« Le client a toujours raison », voilà un adage bien connu en marketing. Il reste vrai même si le client a tort. Si le client ne veut pas de conservateurs « artificiels » dans les aliments, l’industrie s’y pliera, que cette démarche soit soutenue par la science ou non. Bien entendu, aucune entreprise ne souhaite empoisonner ses clients, et l’élimination des conservateurs est donc une entreprise risquée. Quelle est la solution ? Cherchez un conservateur « naturel ». Cela satisfera le consommateur qui a un dédain pour tout ce qui est artificiel, et en même temps réduira l’inquiétude du producteur de commercialiser un produit dangereux.
Kraft, par exemple, a annoncé que, au moins aux États-Unis, il remplacera les conservateurs artificiels par des conservateurs naturels dans ses produits fromagers. Cela se résume à guère plus qu’une question de sémantique. L’acide sorbique et ses sels, les conservateurs « artificiels » utilisés jusqu’à présent, seront remplacés par la natamycine, un composé antifongique produit par les bactéries du sol. Bien que de nombreux fromages soient en fait affinés par des moisissures, le fromage bleu étant l’exemple classique, le fromage est également susceptible d’être infecté par diverses moisissures indésirables qui peuvent provoquer des altérations. L’acide sorbique et ses sels peuvent empêcher la croissance des moisissures, des levures et des champignons, même lorsqu’ils sont utilisés à des concentrations inférieures à 0,1 %. C’est en 1859 que le professeur August Wilhelm Hofmann a isolé pour la première fois l’acide sorbique en distillant l’huile obtenue à partir des baies du sorbier. C’est ce même professeur Hofmann qui a été attiré en Angleterre par le prince Albert pour diriger le Royal College of Chemistry nouvellement créé et qui a essentiellement fondé l’industrie des colorants synthétiques.

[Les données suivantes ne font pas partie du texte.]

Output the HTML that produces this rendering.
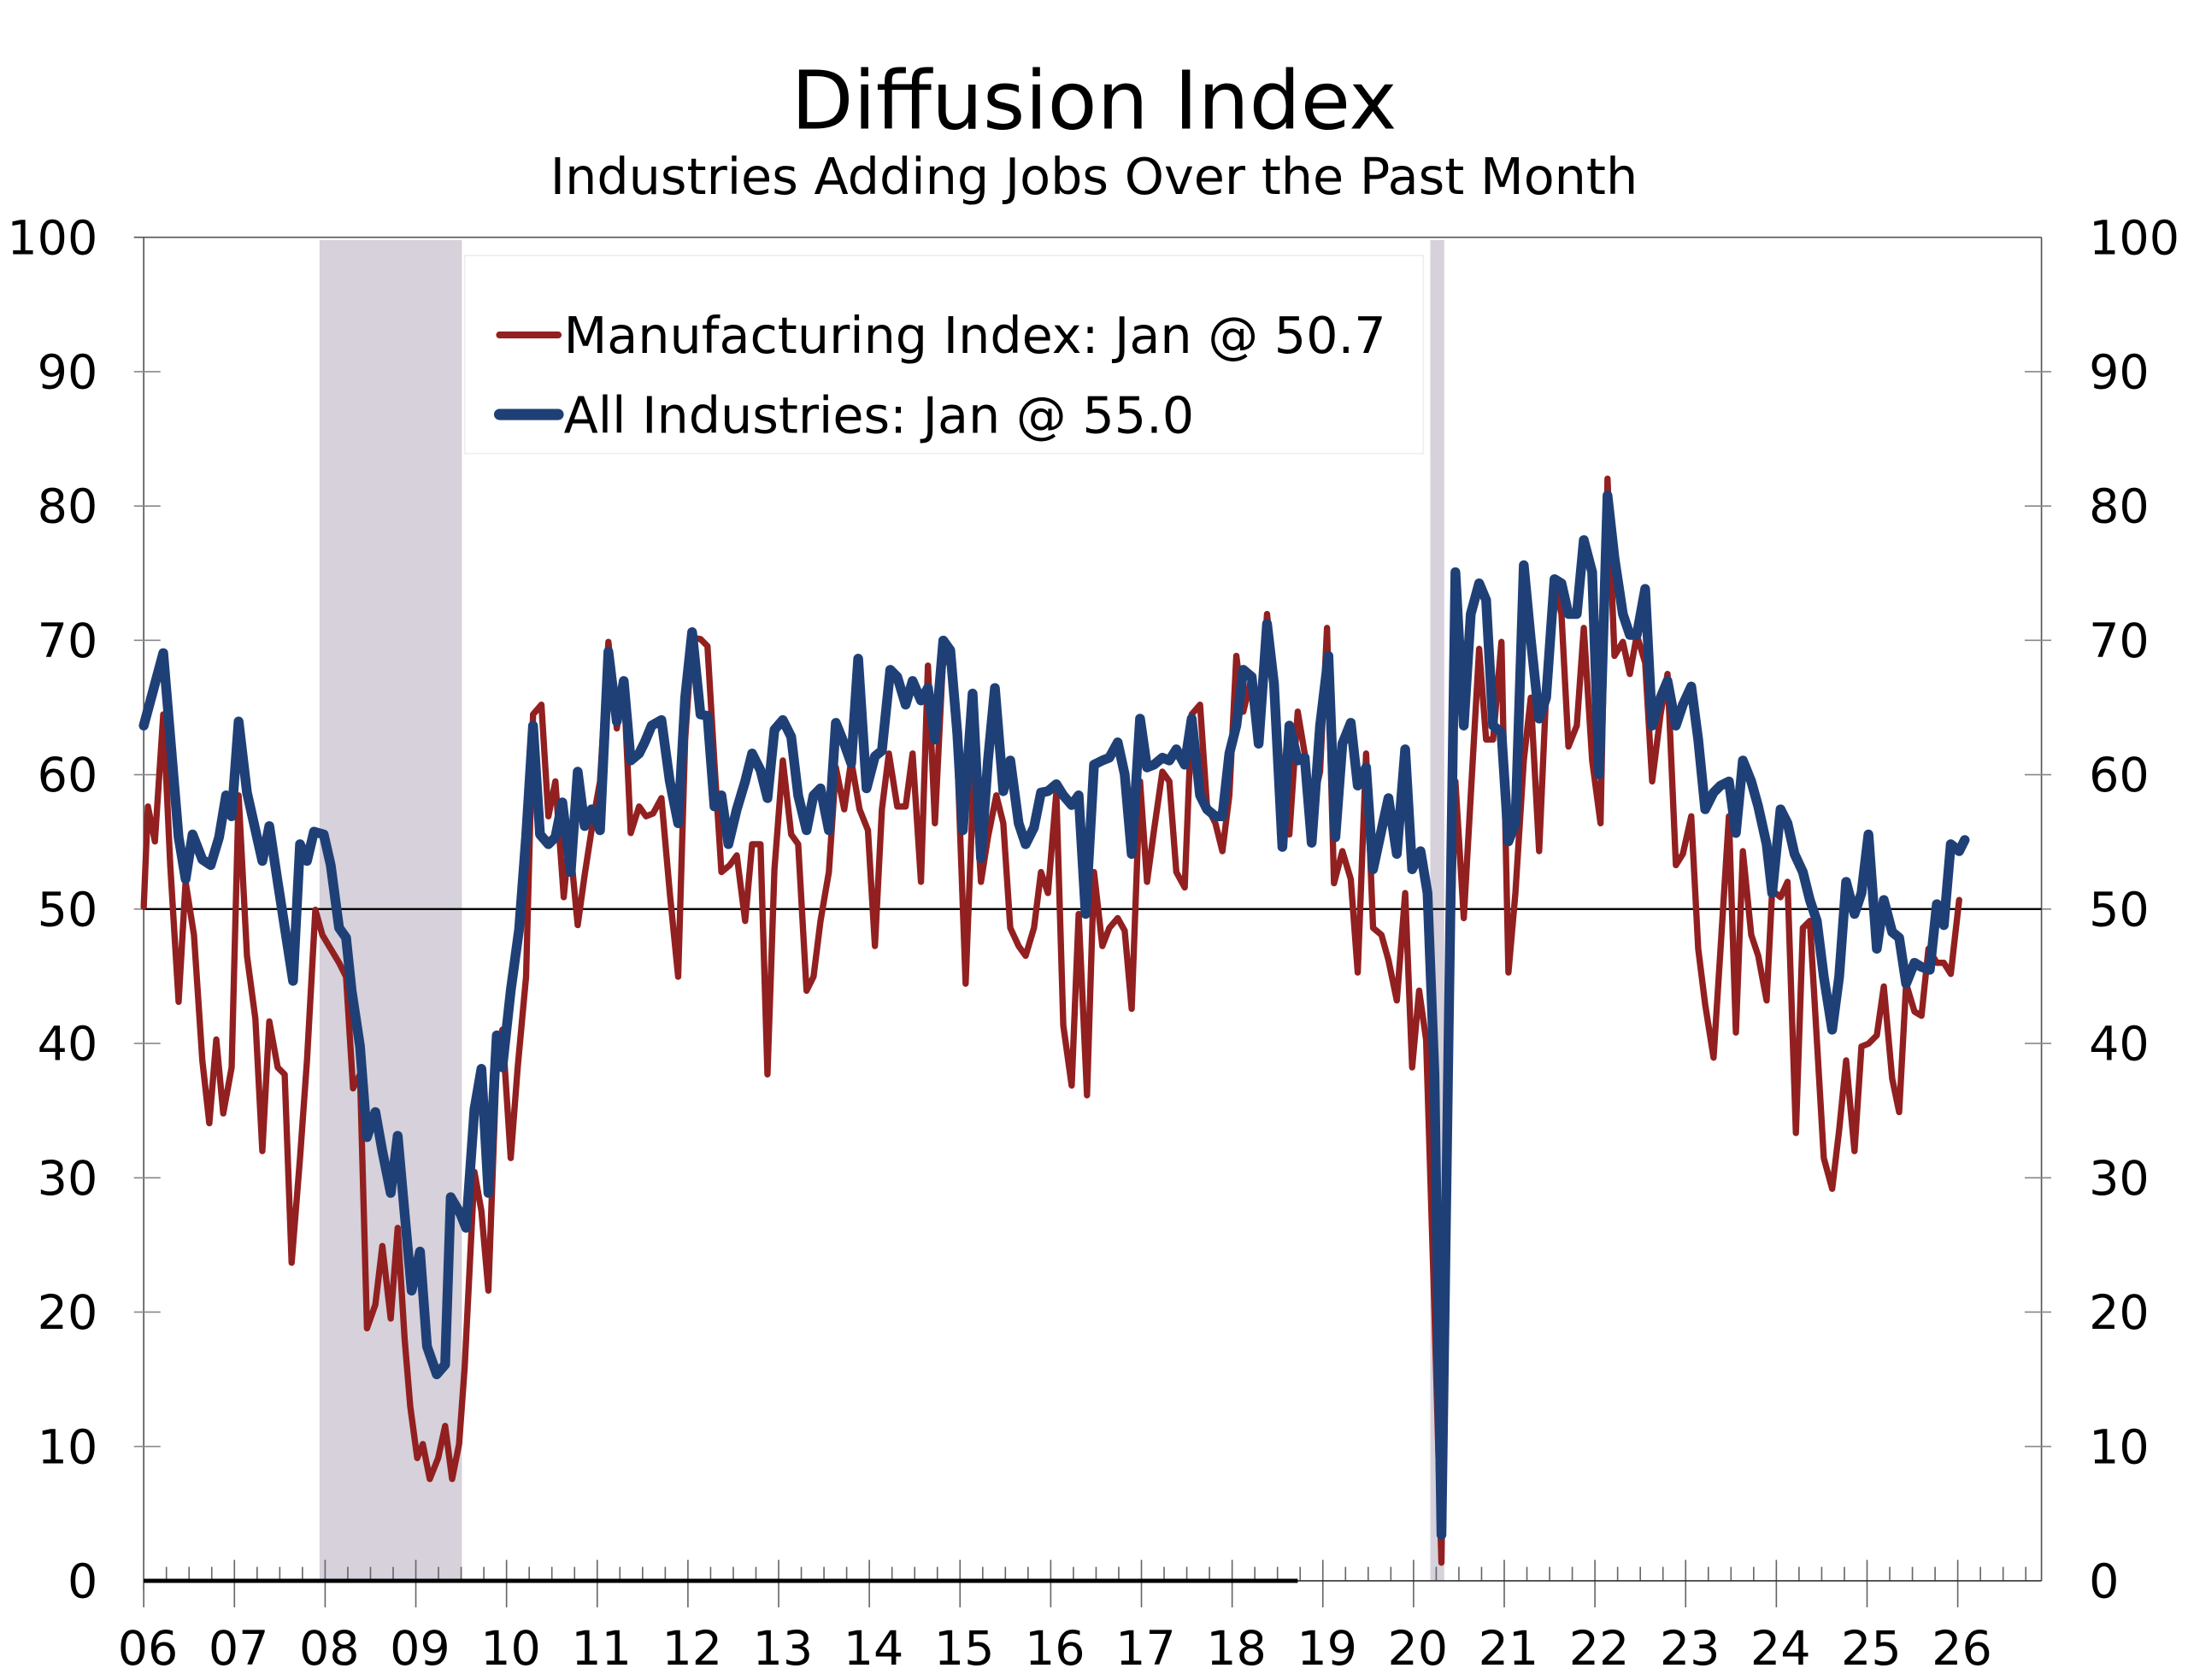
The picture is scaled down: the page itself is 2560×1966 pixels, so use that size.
<!DOCTYPE html>
<html><head><meta charset="utf-8"><style>
html,body{margin:0;padding:0;background:#fff;}
svg{display:block;}
text{font-family:"DejaVu Sans","Liberation Sans",sans-serif;fill:#000;}
</style></head><body>
<svg id="s" width="2560" height="1966" viewBox="0 0 1568 1204" xmlns="http://www.w3.org/2000/svg">
<rect x="0" y="0" width="1568" height="1204" fill="#fff"/>
<text x="784" y="92" font-size="58" text-anchor="middle">Diffusion Index</text>
<text x="784" y="139" font-size="36" text-anchor="middle">Industries Adding Jobs Over the Past Month</text>
<rect x="229" y="172" width="102" height="961" fill="#d6d1da"/>
<rect x="1025" y="172" width="10" height="961" fill="#d6d1da"/>
<line x1="96" y1="170" x2="1463" y2="170" stroke="#555" stroke-width="1"/>
<line x1="103" y1="170" x2="103" y2="1140" stroke="#555" stroke-width="1"/>
<line x1="1463" y1="170" x2="1463" y2="1133" stroke="#555" stroke-width="1"/>
<g id="yt"></g>
<g id="xt"></g>
<line x1="103" y1="651.5" x2="1463" y2="651.5" stroke="#000" stroke-width="1.5"/>
<line x1="103" y1="1133" x2="1463" y2="1133" stroke="#333" stroke-width="1"/>
<line x1="103" y1="1133" x2="930" y2="1133" stroke="#000" stroke-width="3"/>
<polyline id="red" fill="none" stroke="#922020" stroke-width="4.5" stroke-linejoin="round" stroke-linecap="round"/>
<polyline id="blue" fill="none" stroke="#1f4077" stroke-width="7" stroke-linejoin="round" stroke-linecap="round"/>
<rect x="333" y="183" width="687" height="142" fill="#fff" stroke="#eee" stroke-width="1"/>
<line x1="358" y1="240" x2="400" y2="240" stroke="#922020" stroke-width="5" stroke-linecap="round"/>
<line x1="358" y1="297" x2="400" y2="297" stroke="#1f4077" stroke-width="8" stroke-linecap="round"/>
<text x="404" y="253" font-size="36">Manufacturing Index: Jan @ 50.7</text>
<text x="404" y="310" font-size="36">All Industries: Jan @ 55.0</text>
</svg>
<script>
var NS="http://www.w3.org/2000/svg";
function el(p,t,a,txt){var e=document.createElementNS(NS,t);for(var k in a)e.setAttribute(k,a[k]);if(txt!=null)e.textContent=txt;p.appendChild(e);return e;}
var yt=document.getElementById('yt');
for(var v=0;v<=100;v+=10){var y=1133-v*9.63;
 if(v>0&&v<100){el(yt,'line',{x1:96,y1:y,x2:115,y2:y,stroke:'#888','stroke-width':1});el(yt,'line',{x1:1451,y1:y,x2:1470,y2:y,stroke:'#888','stroke-width':1});}
 el(yt,'text',{x:70,y:y+12,'font-size':34,'text-anchor':'end'},String(v));
 el(yt,'text',{x:1497,y:y+12,'font-size':34},String(v));}
var xt=document.getElementById('xt');
for(var i=0;i<=83;i++){var x=103+i*65/4;if(x>1463)break;
 if(i%4==0){el(xt,'line',{x1:x,y1:1118,x2:x,y2:1152,stroke:'#666','stroke-width':1});
  var yr=6+i/4; if(yr<=26) el(xt,'text',{x:x+3,y:1193,'font-size':34,'text-anchor':'middle'},(yr<10?'0':'')+yr);}
 else el(xt,'line',{x1:x,y1:1123,x2:x,y2:1133,stroke:'#666','stroke-width':1});}
var blue=[103,520,117,468,128,600,133,630,138,598,145,616,151,620,157,600,162,570,166,585,171,517,177,568,188,617,193,592,199,632,210,703,215,605,220,617,225,596,232,598,237,620,243,665,248,672,252,710,258,750,263,815,269,797,274,825,280,855,285,814,290,870,295,925,301,897,306,965,313,985,319,978,323,858,330,870,334,880,340,795,345,766,350,855,356,742,360,765,366,710,372,666,377,600,382,520,387,598,393,605,398,600,403,575,409,625,414,553,419,592,424,580,430,595,436,467,442,517,447,488,452,545,458,540,462,532,467,520,474,516,480,560,486,590,491,500,496,453,502,512,507,513,512,578,517,570,522,605,528,580,534,560,539,540,545,552,550,572,555,523,561,516,567,528,572,570,578,595,583,570,588,565,594,595,599,518,605,533,610,547,615,472,621,565,627,542,632,538,638,480,643,485,649,505,654,488,660,502,665,493,670,530,676,459,681,466,686,525,690,595,697,497,703,615,708,545,713,493,719,567,724,545,730,590,735,605,741,593,746,568,751,567,757,562,762,570,768,577,773,570,778,655,784,548,790,545,795,543,801,532,806,555,811,612,817,515,822,550,827,548,833,543,838,545,843,537,849,548,854,515,860,570,865,580,871,585,876,585,881,540,886,520,891,480,897,485,902,533,908,447,913,490,919,607,924,520,930,545,935,543,940,604,946,520,952,470,957,600,962,533,968,518,973,563,979,550,984,623,990,595,995,572,1001,612,1007,537,1012,623,1018,610,1023,640,1028,770,1033,1100,1038,750,1043,410,1049,520,1054,440,1060,418,1065,430,1070,520,1076,525,1081,603,1086,590,1092,405,1097,458,1103,515,1108,500,1114,415,1119,418,1124,440,1130,440,1135,387,1141,410,1146,555,1152,355,1157,400,1163,440,1168,455,1173,455,1179,422,1184,520,1190,500,1195,488,1201,520,1206,505,1212,492,1217,530,1222,580,1228,568,1233,563,1239,560,1244,597,1249,545,1255,560,1260,578,1266,605,1270,640,1276,580,1281,590,1286,612,1292,625,1297,645,1302,660,1307,700,1313,738,1318,700,1323,632,1329,655,1334,640,1339,598,1345,680,1350,645,1356,668,1361,672,1366,705,1372,690,1377,693,1383,695,1388,648,1393,663,1398,605,1404,610,1408,602];
var red=[103,650,106,578,111,603,117,512,122,620,128,718,133,632,139,670,145,760,150,805,155,745,160,798,166,765,171,570,177,685,183,730,188,825,193,732,199,765,204,770,209,905,215,830,220,760,226,652,231,670,237,680,243,690,248,700,253,780,258,770,263,952,269,935,274,893,280,945,285,880,290,960,294,1008,299,1045,303,1035,308,1060,314,1045,319,1022,324,1060,329,1035,333,980,336,920,340,840,345,868,350,925,356,760,360,738,366,830,371,765,377,700,382,512,388,505,393,585,398,560,404,643,408,600,414,663,419,627,425,588,430,560,436,460,442,522,447,490,452,597,458,578,463,585,468,583,474,572,480,640,486,700,491,530,496,457,502,458,507,463,512,547,517,625,523,620,528,613,534,660,539,605,545,605,550,770,555,623,561,545,567,598,572,605,578,710,583,700,588,660,594,625,599,550,605,580,610,545,616,580,622,595,627,678,632,580,637,540,643,578,649,578,654,540,660,632,665,477,670,590,676,468,681,477,686,540,692,705,698,550,703,632,708,600,714,570,719,590,724,665,730,678,735,685,741,665,746,625,751,640,757,568,762,735,768,778,773,655,779,785,784,625,790,678,795,665,801,658,806,667,811,723,817,560,822,632,827,595,833,553,838,560,843,625,849,636,854,512,860,505,865,578,871,590,876,610,881,570,886,470,891,510,897,485,902,533,908,440,913,490,919,567,924,598,930,510,935,540,940,580,946,553,951,450,956,633,962,610,968,630,973,697,979,540,984,665,990,670,995,688,1001,717,1007,640,1012,765,1017,710,1022,745,1028,940,1033,1120,1038,745,1043,560,1049,658,1054,570,1060,465,1065,530,1070,530,1076,460,1081,697,1086,640,1092,545,1097,500,1103,610,1108,497,1114,418,1119,440,1124,535,1130,520,1135,450,1141,545,1147,590,1152,343,1157,470,1163,460,1168,483,1173,455,1179,475,1184,560,1190,512,1195,483,1201,620,1206,612,1212,585,1217,680,1222,720,1228,758,1233,680,1239,585,1244,740,1249,610,1255,670,1260,685,1266,717,1270,638,1276,643,1281,632,1287,812,1292,665,1297,660,1302,745,1307,830,1313,852,1318,810,1323,760,1329,825,1334,750,1339,748,1345,742,1350,707,1356,773,1361,797,1366,705,1372,725,1377,728,1382,680,1388,690,1393,690,1398,698,1404,645];
function pts(a){var s=[];for(var i=0;i<a.length;i+=2)s.push(a[i]+','+a[i+1]);return s.join(' ');}
document.getElementById('red').setAttribute('points',pts(red));
document.getElementById('blue').setAttribute('points',pts(blue));
</script>
</body></html>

Alors, le fait que l’acide sorbique puisse être isolé des baies n’en fait-il pas une substance « naturelle » ? Oui. Et je suppose qu’il n’y aurait pas de clameur pour le retirer des aliments si c’est ainsi qu’il était produit. Mais distiller de l’acide sorbique à partir de baies de sorbier n’est pas un procédé économique et ne suffirait pas pour les 30 000 tonnes estimées nécessaires chaque année à l’industrie alimentaire. Mais l’acide sorbique peut aussi être facilement produit par un certain nombre de méthodes synthétiques, notamment la réaction du crotonaldéhyde avec le cétène, tous deux pouvant être fabriqués à partir de composés isolés du pétrole. Cette synthèse est économiquement viable et constitue le mode de production de l’acide sorbique. Tout produit chimique est défini par sa structure moléculaire qui ne dépend pas de la voie par laquelle il a été produit. L’acide sorbique produit par la baie de sorbier est identique à l’acide sorbique produit par synthèse chimique, mais comme ce dernier n’a pas été extrait d’une source naturelle, il est qualifié d' »artificiel » et donc, aux yeux de certaines personnes, suspect. Le fait est que l’acide sorbique, quelle que soit sa source, est un additif alimentaire qui a passé tous les obstacles réglementaires, tout comme son remplaçant, la natamycine.
La natamycine est un agent antifongique produit par une bactérie du sol qui a été découverte pour la première fois dans la province du Natal en Afrique du Sud, d’où son nom. Les bactéries étant présentes dans la nature, tous les produits chimiques qu’elles produisent peuvent être considérés comme « naturels ». Mais curieusement, une substance présente dans la nature, comme l’acide sorbique, est qualifiée de conservateur artificiel lorsqu’elle est synthétisée en laboratoire. La natamycine est peut-être naturelle, mais elle ne serait pas aussi attrayante pour les gens s’ils savaient qu’ils mangent les déchets de bactéries de la saleté. Non pas qu’il y ait quelque chose de mal à cela.